▸ WORK TO DO: Make an exact copy of the lines, leaving the pictures out.

start

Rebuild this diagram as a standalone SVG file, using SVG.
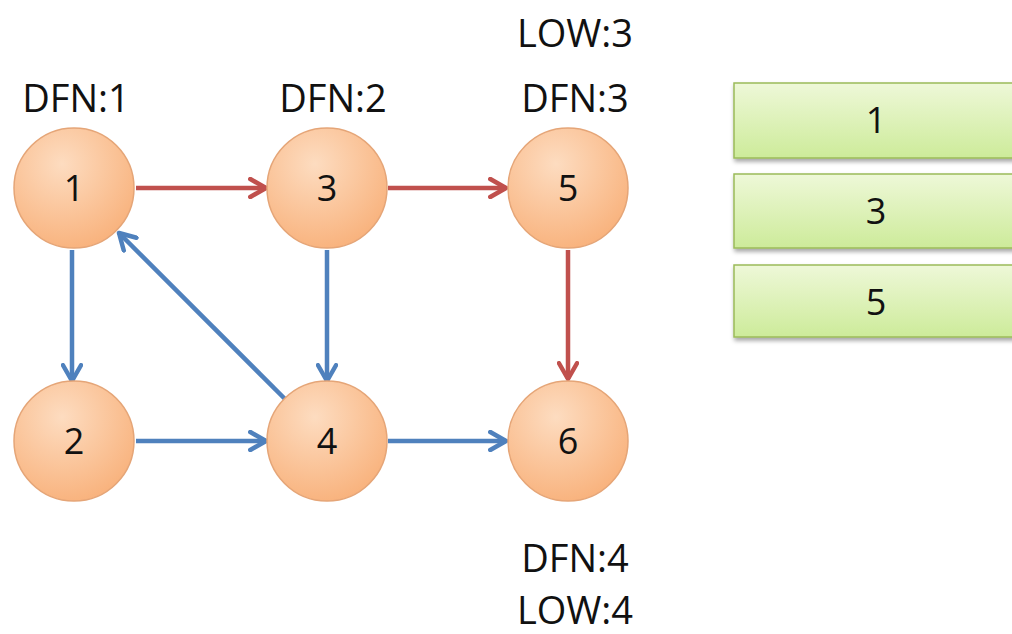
<svg xmlns="http://www.w3.org/2000/svg" width="1012" height="634" viewBox="0 0 1012 634">
<defs>
<radialGradient id="og" cx="0.4" cy="0.3" r="0.8">
<stop offset="0" stop-color="#FDDCC0"/>
<stop offset="1" stop-color="#F8AE76"/>
</radialGradient>
<linearGradient id="gg" x1="0" y1="0" x2="0" y2="1">
<stop offset="0" stop-color="#EEF8D8"/>
<stop offset="1" stop-color="#CDEB9A"/>
</linearGradient>
<filter id="sh" x="-10%" y="-10%" width="130%" height="140%">
<feDropShadow dx="1" dy="3" stdDeviation="2" flood-color="#000" flood-opacity="0.35"/>
</filter>
<marker id="ar" viewBox="0 0 10 10" refX="8" refY="5" markerWidth="5" markerHeight="5" orient="auto" markerUnits="strokeWidth">
<path d="M1,1 L8,5 L1,9" fill="none" stroke="#C0504D" stroke-width="2" stroke-linecap="round" stroke-linejoin="round"/>
</marker>
<marker id="ab" viewBox="0 0 10 10" refX="8" refY="5" markerWidth="5" markerHeight="5" orient="auto" markerUnits="strokeWidth">
<path d="M1,1 L8,5 L1,9" fill="none" stroke="#4F81BD" stroke-width="2" stroke-linecap="round" stroke-linejoin="round"/>
</marker>
</defs>
<style>
.c{fill:url(#og);stroke:#E5A577;stroke-width:1.5}
.b{fill:url(#gg);stroke:#9BBB59;stroke-width:1.5}
.t{font-family:"Open Sans","Liberation Sans",sans-serif;font-size:36px;fill:#111;text-anchor:middle}
.l{font-family:"Open Sans","Liberation Sans",sans-serif;font-size:38px;fill:#111;text-anchor:middle}
.r{stroke:#C0504D;stroke-width:4.5;fill:none}
.bl{stroke:#4F81BD;stroke-width:4.5;fill:none}
</style>
<rect width="1012" height="634" fill="#fff"/>
<g id="connectors">
<line class="r" x1="136" y1="188" x2="266" y2="188" marker-end="url(#ar)"/>
<line class="r" x1="388" y1="188" x2="506" y2="188" marker-end="url(#ar)"/>
<line class="r" x1="568" y1="250" x2="568" y2="379" marker-end="url(#ar)"/>
<line class="bl" x1="72" y1="250" x2="72" y2="381" marker-end="url(#ab)"/>
<line class="bl" x1="327" y1="250" x2="327" y2="381" marker-end="url(#ab)"/>
<line class="bl" x1="136" y1="441" x2="266" y2="441" marker-end="url(#ab)"/>
<line class="bl" x1="388" y1="441" x2="506" y2="441" marker-end="url(#ab)"/>
<line class="bl" x1="290" y1="404" x2="119" y2="233" marker-end="url(#ab)"/>
</g>
<g id="node1"><circle class="c" cx="74" cy="188" r="60"/><text class="t" x="74" y="201">1</text></g>
<g id="node3"><circle class="c" cx="327" cy="188" r="60"/><text class="t" x="327" y="201">3</text></g>
<g id="node5"><circle class="c" cx="568" cy="188" r="60"/><text class="t" x="568" y="201">5</text></g>
<g id="node2"><circle class="c" cx="74" cy="441" r="60"/><text class="t" x="74" y="454">2</text></g>
<g id="node4"><circle class="c" cx="327" cy="441" r="60"/><text class="t" x="327" y="454">4</text></g>
<g id="node6"><circle class="c" cx="568" cy="441" r="60"/><text class="t" x="568" y="454">6</text></g>
<g id="labels">
<text class="l" x="76" y="112">DFN:1</text>
<text class="l" x="333" y="112">DFN:2</text>
<text class="l" x="575" y="47">LOW:3</text>
<text class="l" x="575" y="112">DFN:3</text>
<text class="l" x="575" y="572">DFN:4</text>
<text class="l" x="575" y="624">LOW:4</text>
</g>
<g id="stack">
<g id="s1"><rect class="b" x="734" y="83" width="290" height="75" filter="url(#sh)"/><text class="t" x="876" y="133">1</text></g>
<g id="s3"><rect class="b" x="734" y="174" width="290" height="74" filter="url(#sh)"/><text class="t" x="876" y="224">3</text></g>
<g id="s5"><rect class="b" x="734" y="265" width="290" height="72" filter="url(#sh)"/><text class="t" x="876" y="315">5</text></g>
</g>
</svg>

end

▸ SOLUTION:
Rebuild this diagram as a standalone SVG file, using SVG.
<svg xmlns="http://www.w3.org/2000/svg" width="1012" height="634" viewBox="0 0 1012 634">
<defs>
<radialGradient id="og" cx="0.4" cy="0.3" r="0.8">
<stop offset="0" stop-color="#FDDCC0"/>
<stop offset="1" stop-color="#F8AE76"/>
</radialGradient>
<linearGradient id="gg" x1="0" y1="0" x2="0" y2="1">
<stop offset="0" stop-color="#EEF8D8"/>
<stop offset="1" stop-color="#CDEB9A"/>
</linearGradient>
<filter id="sh" x="-10%" y="-10%" width="130%" height="140%">
<feDropShadow dx="1" dy="3" stdDeviation="2" flood-color="#000" flood-opacity="0.35"/>
</filter>
<marker id="ar" viewBox="0 0 10 10" refX="8" refY="5" markerWidth="5" markerHeight="5" orient="auto" markerUnits="strokeWidth">
<path d="M1,1 L8,5 L1,9" fill="none" stroke="#C0504D" stroke-width="2" stroke-linecap="round" stroke-linejoin="round"/>
</marker>
<marker id="ab" viewBox="0 0 10 10" refX="8" refY="5" markerWidth="5" markerHeight="5" orient="auto" markerUnits="strokeWidth">
<path d="M1,1 L8,5 L1,9" fill="none" stroke="#4F81BD" stroke-width="2" stroke-linecap="round" stroke-linejoin="round"/>
</marker>
</defs>
<style>
.c{fill:url(#og);stroke:#E5A577;stroke-width:1.5}
.b{fill:url(#gg);stroke:#9BBB59;stroke-width:1.5}
.t{font-family:"Open Sans","Liberation Sans",sans-serif;font-size:36px;fill:#111;text-anchor:middle}
.l{font-family:"Open Sans","Liberation Sans",sans-serif;font-size:38px;fill:#111;text-anchor:middle}
.r{stroke:#C0504D;stroke-width:4.5;fill:none}
.bl{stroke:#4F81BD;stroke-width:4.5;fill:none}
</style>
<rect width="1012" height="634" fill="#fff"/>
<g id="connectors">
<line class="r" x1="136" y1="188" x2="266" y2="188" marker-end="url(#ar)"/>
<line class="r" x1="388" y1="188" x2="506" y2="188" marker-end="url(#ar)"/>
<line class="r" x1="568" y1="250" x2="568" y2="379" marker-end="url(#ar)"/>
<line class="bl" x1="72" y1="250" x2="72" y2="381" marker-end="url(#ab)"/>
<line class="bl" x1="327" y1="250" x2="327" y2="381" marker-end="url(#ab)"/>
<line class="bl" x1="136" y1="441" x2="266" y2="441" marker-end="url(#ab)"/>
<line class="bl" x1="388" y1="441" x2="506" y2="441" marker-end="url(#ab)"/>
<line class="bl" x1="290" y1="404" x2="119" y2="233" marker-end="url(#ab)"/>
</g>
<g id="node1"><circle class="c" cx="74" cy="188" r="60"/><text class="t" x="74" y="201">1</text></g>
<g id="node3"><circle class="c" cx="327" cy="188" r="60"/><text class="t" x="327" y="201">3</text></g>
<g id="node5"><circle class="c" cx="568" cy="188" r="60"/><text class="t" x="568" y="201">5</text></g>
<g id="node2"><circle class="c" cx="74" cy="441" r="60"/><text class="t" x="74" y="454">2</text></g>
<g id="node4"><circle class="c" cx="327" cy="441" r="60"/><text class="t" x="327" y="454">4</text></g>
<g id="node6"><circle class="c" cx="568" cy="441" r="60"/><text class="t" x="568" y="454">6</text></g>
<g id="labels">
<text class="l" x="76" y="112">DFN:1</text>
<text class="l" x="333" y="112">DFN:2</text>
<text class="l" x="575" y="47">LOW:3</text>
<text class="l" x="575" y="112">DFN:3</text>
<text class="l" x="575" y="572">DFN:4</text>
<text class="l" x="575" y="624">LOW:4</text>
</g>
<g id="stack">
<g id="s1"><rect class="b" x="734" y="83" width="290" height="75" filter="url(#sh)"/><text class="t" x="876" y="133">1</text></g>
<g id="s3"><rect class="b" x="734" y="174" width="290" height="74" filter="url(#sh)"/><text class="t" x="876" y="224">3</text></g>
<g id="s5"><rect class="b" x="734" y="265" width="290" height="72" filter="url(#sh)"/><text class="t" x="876" y="315">5</text></g>
</g>
</svg>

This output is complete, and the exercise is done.